◆ **Directions for this task**
Take the lines from the one with "Emit a Python" through the one with "import seaborn as sns", both ends kept, and reproduce them exactly without the pictures.

◆ **Extracted information**
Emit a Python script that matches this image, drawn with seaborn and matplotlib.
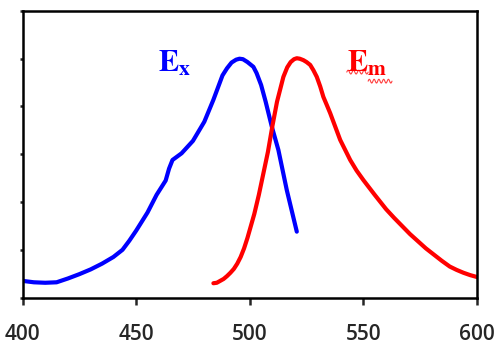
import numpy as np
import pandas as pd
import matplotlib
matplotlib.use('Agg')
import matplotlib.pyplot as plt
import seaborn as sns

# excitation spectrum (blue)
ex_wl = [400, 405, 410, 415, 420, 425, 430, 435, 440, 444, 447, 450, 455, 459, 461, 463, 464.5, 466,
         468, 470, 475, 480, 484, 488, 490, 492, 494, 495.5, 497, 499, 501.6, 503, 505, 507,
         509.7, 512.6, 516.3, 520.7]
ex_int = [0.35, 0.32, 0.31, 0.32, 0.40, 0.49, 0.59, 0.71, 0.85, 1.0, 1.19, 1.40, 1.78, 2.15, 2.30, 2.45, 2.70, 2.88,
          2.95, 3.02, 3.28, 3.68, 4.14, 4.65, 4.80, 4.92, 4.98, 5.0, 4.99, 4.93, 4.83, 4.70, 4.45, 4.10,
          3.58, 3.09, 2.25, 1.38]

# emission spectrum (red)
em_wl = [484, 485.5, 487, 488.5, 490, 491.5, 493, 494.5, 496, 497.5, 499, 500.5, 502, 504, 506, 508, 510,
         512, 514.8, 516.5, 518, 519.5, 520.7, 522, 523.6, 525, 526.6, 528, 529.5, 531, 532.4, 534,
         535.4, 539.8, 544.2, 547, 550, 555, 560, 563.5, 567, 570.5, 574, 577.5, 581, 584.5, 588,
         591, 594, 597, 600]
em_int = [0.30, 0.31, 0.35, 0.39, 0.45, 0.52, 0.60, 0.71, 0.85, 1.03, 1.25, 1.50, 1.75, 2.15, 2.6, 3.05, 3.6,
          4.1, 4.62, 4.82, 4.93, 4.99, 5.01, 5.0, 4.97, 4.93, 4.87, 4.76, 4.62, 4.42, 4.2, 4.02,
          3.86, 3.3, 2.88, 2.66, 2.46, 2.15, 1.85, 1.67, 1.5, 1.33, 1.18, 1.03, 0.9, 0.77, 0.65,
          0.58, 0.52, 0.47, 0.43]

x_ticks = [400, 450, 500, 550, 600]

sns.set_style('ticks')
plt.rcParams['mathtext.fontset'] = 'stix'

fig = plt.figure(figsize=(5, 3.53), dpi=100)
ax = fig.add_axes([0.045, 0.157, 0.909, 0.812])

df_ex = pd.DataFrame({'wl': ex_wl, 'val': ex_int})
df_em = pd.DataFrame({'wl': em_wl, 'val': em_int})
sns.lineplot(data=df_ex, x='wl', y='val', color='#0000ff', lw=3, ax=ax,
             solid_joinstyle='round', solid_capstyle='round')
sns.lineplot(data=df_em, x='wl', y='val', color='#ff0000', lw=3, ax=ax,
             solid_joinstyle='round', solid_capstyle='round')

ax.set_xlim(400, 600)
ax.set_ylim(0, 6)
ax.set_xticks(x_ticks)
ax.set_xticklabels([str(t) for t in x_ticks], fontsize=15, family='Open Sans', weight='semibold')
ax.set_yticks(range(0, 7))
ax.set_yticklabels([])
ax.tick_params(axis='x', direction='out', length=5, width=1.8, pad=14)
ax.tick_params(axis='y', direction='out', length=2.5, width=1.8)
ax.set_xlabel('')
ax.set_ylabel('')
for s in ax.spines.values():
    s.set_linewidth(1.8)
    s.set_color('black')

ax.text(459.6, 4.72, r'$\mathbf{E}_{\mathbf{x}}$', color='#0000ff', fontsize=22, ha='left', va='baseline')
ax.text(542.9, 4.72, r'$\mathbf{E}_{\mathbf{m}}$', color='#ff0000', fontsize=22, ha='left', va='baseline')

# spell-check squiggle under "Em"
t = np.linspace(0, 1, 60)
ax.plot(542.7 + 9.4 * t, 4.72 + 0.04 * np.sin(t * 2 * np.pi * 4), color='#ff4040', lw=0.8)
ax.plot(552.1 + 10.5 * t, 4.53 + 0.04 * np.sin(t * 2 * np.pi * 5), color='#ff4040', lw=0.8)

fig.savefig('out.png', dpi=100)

...

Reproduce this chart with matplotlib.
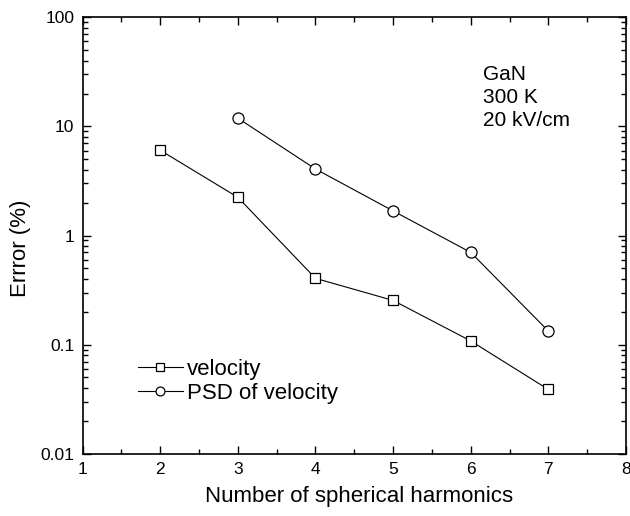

◆ **Problem solution**
Emit a Python script that matches this image, drawn with seaborn and matplotlib.
import numpy as np
import pandas as pd
import matplotlib
matplotlib.use('Agg')
import matplotlib.pyplot as plt
import seaborn as sns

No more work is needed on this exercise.